Coded Couture exhibition in New York presents garments that detect lies and read tweets
A new exhibition at the Pratt Manhattan Gallery in New York showcases a range of futuristic fashion concepts, including a shrug that reveals when the wearer is distressed and a dress with integrated lie detectors (+ slideshow).
The Coded Couture exhibition includes garments, jewellery and shoes fitted with technologies such as speech recognition sensors and heartbeat monitors, and created with methods ranging from 3D printing to hand-embroidery.
"Historically, the idea of customisation has always been at the heart of couture: the hand-beading, hand-stitching and other time consuming processes that reinforce the notion of the piece as a work of art with a specific connection to the owner," said curators Judy Fox and Ginger Duggan in a statement.

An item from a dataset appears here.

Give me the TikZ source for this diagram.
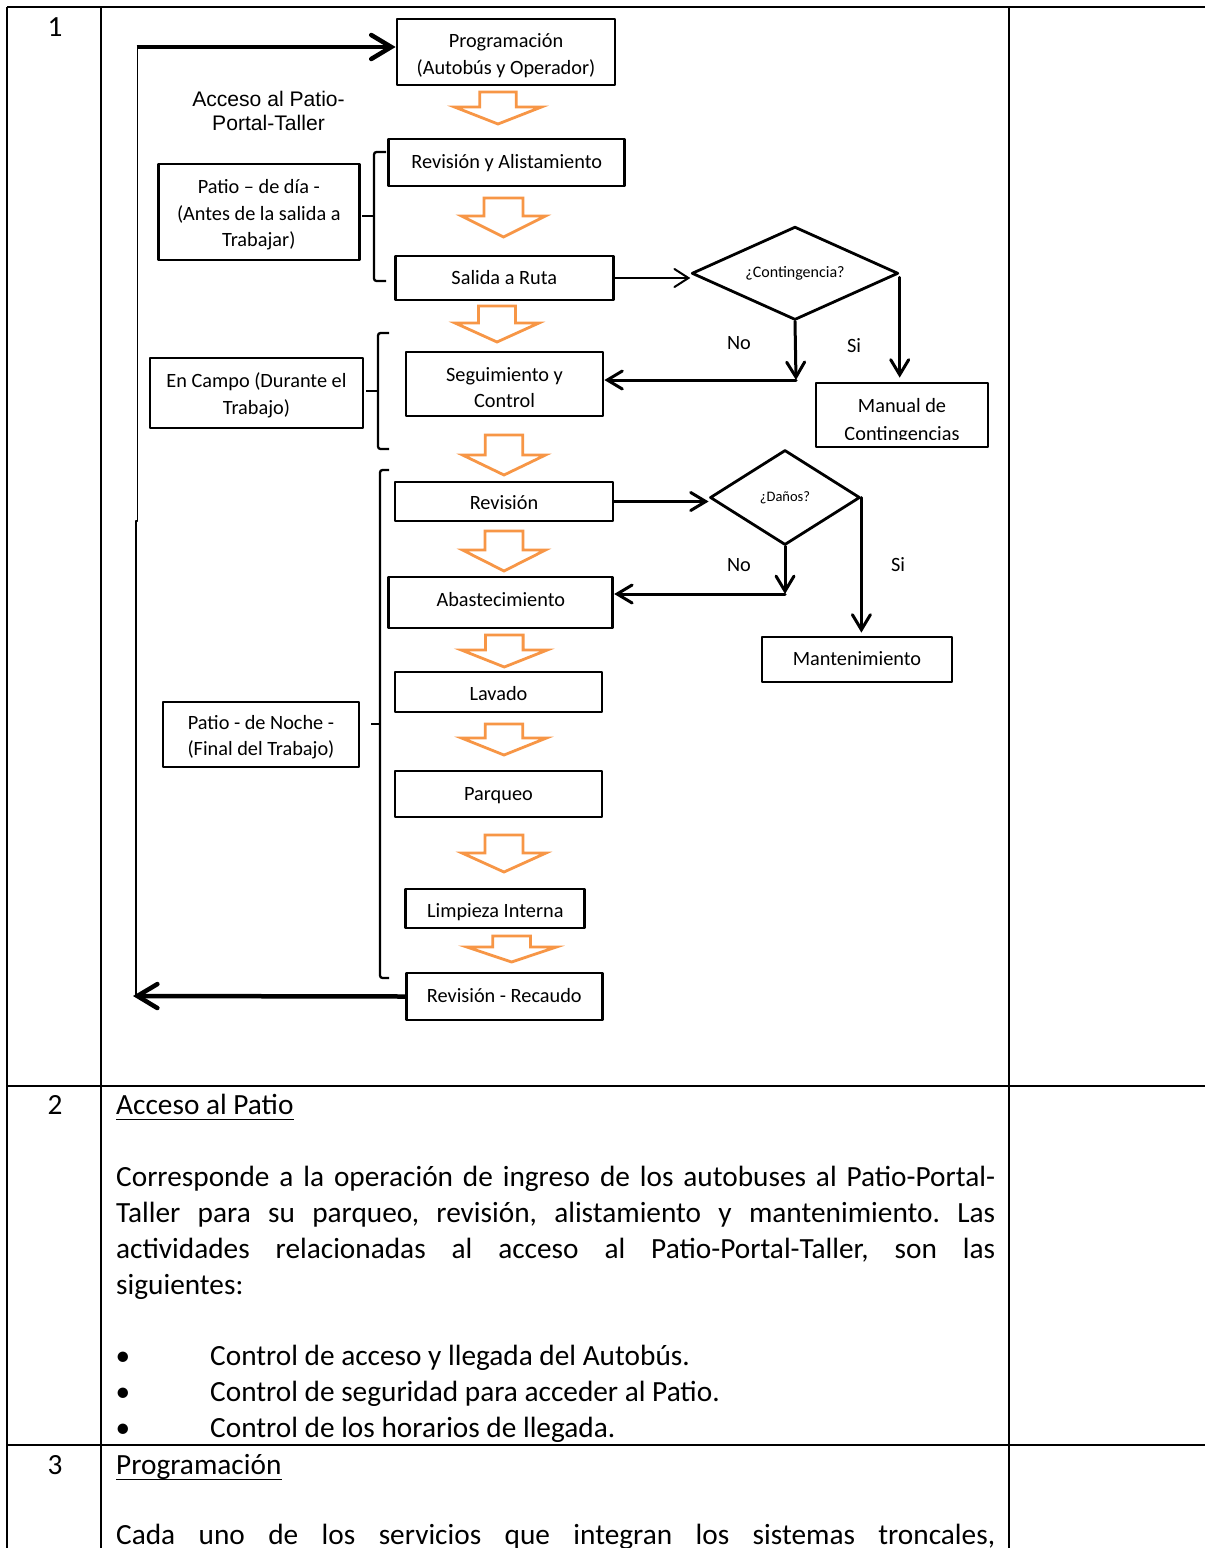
\documentclass[tikz,border=0pt]{standalone}
\usepackage{fontspec}
\setmainfont{Carlito}
\newfontfamily\arialfont{Liberation Sans}
\usetikzlibrary{arrows.meta,shapes.geometric}
\definecolor{boxorange}{RGB}{247,150,70}
\frenchspacing
% cx, top, base, tip, half head width, half shaft width
\newcommand{\blockarr}[6]{%
  \draw[oarrow] ({#1-#6},#2) -- ({#1+#6},#2) -- ({#1+#6},#3) -- ({#1+#5},#3) -- (#1,#4) -- ({#1-#5},#3) -- ({#1-#6},#3) -- cycle;}
\begin{document}
\begin{tikzpicture}[x=1pt,y=-1pt,line join=round,
  box/.style={draw,line width=2.8pt,inner sep=0pt,align=center,text height=16pt,text depth=4pt,font=\fontsize{20.3}{26.5}\selectfont},
  boxtext/.style={inner sep=0pt,align=center,font=\fontsize{20.3}{26.5}\selectfont},
  diam/.style={diamond,draw,line width=2.8pt,inner sep=0pt,aspect=2.2},
  tbl/.style={line width=2.8pt},
  oarrow/.style={draw=boxorange,line width=2.8pt,fill=white,line join=miter},
  brace/.style={line width=2.3pt,rounded corners=2.5pt},
  flow/.style={line width=3pt,line cap=round,-{Straight Barb[length=15pt,width=18pt,line cap=round]}},
  thinflow/.style={line width=2pt,-{Straight Barb[length=14pt,width=18pt,line cap=round]}},
  loopflow/.style={line width=4.5pt,-{Straight Barb[length=20pt,width=24pt,line cap=round]}},
  lbl/.style={font=\fontsize{20.3}{24}\selectfont,inner sep=0pt},
  body/.style={font=\fontsize{29.3}{35.7}\selectfont,inner sep=0pt,anchor=base west}]
\useasboundingbox (0,0) rectangle (1205,1548);
\fill[white] (0,0) rectangle (1205,1548);

% table
\draw[tbl] (7,7) -- (1205,7);
\draw[tbl] (7,7) -- (7,1548);
\draw[tbl] (101,7) -- (101,1548);
\draw[tbl] (1009,7) -- (1009,1548);
\draw[tbl] (7,1086) -- (1205,1086);
\draw[tbl] (7,1445) -- (1205,1445);

% boxes
\node[box,minimum width=218pt,minimum height=66pt] (prog) at (506,52) {};
\node[boxtext] (progt) at ([yshift=-3.5pt]prog.center) {Programación\\(Autobús y Operador)};
\node[box,minimum width=236pt,minimum height=47pt] (ra) at (506.8,162.5) {Revisión y Alistamiento};
\node[box,minimum width=218pt,minimum height=44pt] (sal) at (504.3,278) {Salida a Ruta};
\node[box,minimum width=201pt,minimum height=96pt] (pdia) at (258.8,212) {};
\node[boxtext] (pdiat) at ([yshift=-3pt]pdia.center) {Patio – de día -\\(Antes de la salida a\\Trabajar)};
\node[box,minimum width=197pt,minimum height=64pt] (seg) at (504.5,384) {};
\node[boxtext] (segt) at ([yshift=-3.5pt]seg.center) {Seguimiento y\\Control};
\node[box,minimum width=213pt,minimum height=70pt] (camp) at (256.5,393) {};
\node[boxtext] (campt) at ([yshift=-2.5pt]camp.center) {En Campo (Durante el\\Trabajo)};
\node[box,minimum width=172pt,minimum height=64pt] (man) at (902,415) {};
\begin{scope}
  \clip (816,385) rectangle (988,439);
  \node[boxtext,font=\fontsize{20.3}{28}\selectfont] (mantxt) at (902,421) {Manual de\\Contingencias};
\end{scope}
\node[box,minimum width=218pt,minimum height=39pt,text height=20pt] (rev) at (504,501.5) {Revisión};
\node[box,minimum width=224pt,minimum height=51pt,text depth=9pt] (abas) at (500.8,602.5) {Abastecimiento};
\node[box,minimum width=190pt,minimum height=45pt] (mant) at (857,659.5) {Mantenimiento};
\node[box,minimum width=207pt,minimum height=40pt,text height=20pt] (lav) at (498.5,692) {Lavado};
\node[box,minimum width=196pt,minimum height=65pt] (pnoc) at (261,734.5) {};
\node[boxtext] (pnoct) at ([yshift=-2.5pt]pnoc.center) {Patio - de Noche -\\(Final del Trabajo)};
\node[box,minimum width=207pt,minimum height=46pt] (parq) at (498.5,794) {Parqueo};
\node[box,minimum width=179pt,minimum height=39pt,text height=21pt] (limp) at (495.3,908.5) {Limpieza Interna};
\node[box,minimum width=196pt,minimum height=47pt] (rec) at (504.3,996.5) {Revisión - Recaudo};

% decisions
\node[diam,minimum width=206.6pt,minimum height=93.3pt,font=\fontsize{16}{18}\selectfont] (cont) at (795,273.3) {¿Contingencia?};
\node[diam,minimum width=150pt,minimum height=95pt,font=\fontsize{14.5}{17}\selectfont] (dan) at (785,497.5) {¿Daños?};

% label
\node[align=center,inner sep=0pt,font=\arialfont\fontsize{21.1}{24.3}\selectfont] (acc) at (268.5,111) {Acceso al Patio-\\Portal-Taller};

% block arrows
\blockarr{498}{92}{107}{124}{43.5}{18.2}
\blockarr{503.5}{198}{216}{237}{42}{19.5}
\blockarr{497}{306}{323}{342}{42}{18.5}
\blockarr{504}{435}{455}{475}{41.5}{18.7}
\blockarr{504}{531}{550}{571}{41.5}{19}
\blockarr{504.3}{635}{650}{667}{43}{18.8}
\blockarr{504}{724}{738}{755}{42.5}{18.8}
\blockarr{504}{835}{853}{872}{42}{19}
\blockarr{511.6}{936}{947}{962}{44.8}{18.8}

% braces
\draw[brace] (386,152) -- (374,152) -- (374,281) -- (386,281);
\coordinate (b1m) at (374,216);
\draw[brace] (b1m) -- ++(-12,0);
\draw[brace] (389,333) -- (378,333) -- (378,449) -- (389,449);
\coordinate (b2m) at (378,391);
\draw[brace] (b2m) -- ++(-12,0);
\draw[brace] (389,470) -- (380,470) -- (380,978) -- (389,978);
\coordinate (b3m) at (380,724);
\draw[brace] (b3m) -- ++(-9,0);

% connectors
\draw[thinflow] (sal.east) -- (sal.east -| cont.west);
\coordinate (cn) at (796,380);
\draw[flow] (cont.south) -- (cn);
\draw[flow] (cn) -- (cn -| seg.east);
\draw[flow,shorten >=4pt] ([yshift=-4pt]cont.east) -- (cont.east |- man.north);
\draw[flow] (rev.east) -- (rev.east -| dan.west);
\coordinate (dn) at (785,594);
\draw[flow] (dan.south) -- (dn);
\draw[flow] (dn) -- (dn -| abas.east);
\draw[flow,shorten >=3pt] (dan.east) -- (dan.east |- mant.north);

\node[lbl] (no1) at (739,343) {No};
\node[lbl] (si1) at (854,346) {Si};
\node[lbl] (no2) at (739,565) {No};
\node[lbl] (si2) at (898,565) {Si};

% loop
\coordinate (lt) at (136.5,47);
\coordinate (lb) at (133,996);
\draw[line width=1.3pt] (137.7,47) -- (137.7,521) -- (136,521) -- (136,996);
\draw[loopflow] (lt) -- (lt -| prog.west);
\draw[loopflow] (rec.west) -- (lb);

% table text
\node[body,anchor=base] (n1) at (55,36.4) {1};
\node[body,anchor=base] (n2) at (55,1114.5) {2};
\node[body,anchor=base] (n3) at (55,1474.5) {3};

\node[body] (h2) at (116,1114.5) {Acceso al Patio};
\draw[line width=1.4pt] ([yshift=-5pt]h2.base west) -- ([yshift=-5pt]h2.base east);
\node[body] (p1) at (116,1186.5) {\makebox[879pt][s]{Corresponde a la operación de ingreso de los autobuses al Patio-Portal-}};
\node[body] (p2) at (116,1222.5) {\makebox[879pt][s]{Taller para su parqueo, revisión, alistamiento y mantenimiento. Las}};
\node[body] (p3) at (116,1258.5) {\makebox[879pt][s]{actividades relacionadas al acceso al Patio-Portal-Taller, son las}};
\node[body] (p4) at (116,1294.5) {siguientes:};
\node[body,anchor=base] (bu1) at (123,1365.5) {•};
\node[body,anchor=base] (bu2) at (123,1401.5) {•};
\node[body,anchor=base] (bu3) at (123,1437.5) {•};
\node[body] (c1) at (210,1365.5) {Control de acceso y llegada del Autobús.};
\node[body] (c2) at (210,1401.5) {Control de seguridad para acceder al Patio.};
\node[body] (c3) at (210,1437.5) {Control de los horarios de llegada.};
\node[body] (h3) at (116,1474.5) {Programación};
\draw[line width=1.4pt] ([yshift=-5pt]h3.base west) -- ([yshift=-5pt]h3.base east);
\node[body] (p5) at (116,1544) {\makebox[879pt][s]{Cada uno de los servicios que integran los sistemas troncales,}};
\end{tikzpicture}
\end{document}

"Coding provides a new approach to and perspective on personalised fashion, essentially a new iteration of couture," they added.
Many of the pieces in the show respond to physical actions. For instance, Rebecca Pailes-Friedman's Biowear shrug has embedded heart monitors that cause black chicken and coque feathers to ruffle when the wearer is anxious.
Melissa Coleman's Holy Dress uses lie detectors and speech recognition sensors to monitor the truthfulness of the person wearing it, as well as those around them.
The garment flickers during normal speech and produces a brighter, more sustained light when it picks up a falsehood.
Other works in the show are created with the user or consumer, which the curators term "synergistic".
The designers create a code or an interface that the end user manipulates to make something custom, like the 3D-printed miniature dresses based on a triangle pattern developed by Mary Huang.
Taking its cue from biology, Amy Congdon's handmade jewellery is based on ink-jet printed models of engineered tissue, to suggest how bracelets, ring, or necklaces could be grown from the body.
Curator Judy Fox stressed that most of the works in the show are conceptual projections and not even close to prototype stage.
"This is really a peek into the minds of theses designers," she told Dezeen. "They're really working at the forefront creating concept garments."
One exception is the CuteCircuit iMiniskirt, which reads tweets and displays patterns on its surface, a version of which was worn by singer Nicole Scherzinger.
The Pratt Manhattan gallery is located in Greenwich Village outpost of the Pratt Institute, an art and design school based in Brooklyn. Coded Couture in on view through 30 April 2016.
A similar show about how technology is changing fashion also recently opened at the Museum of Fine Arts, Boston.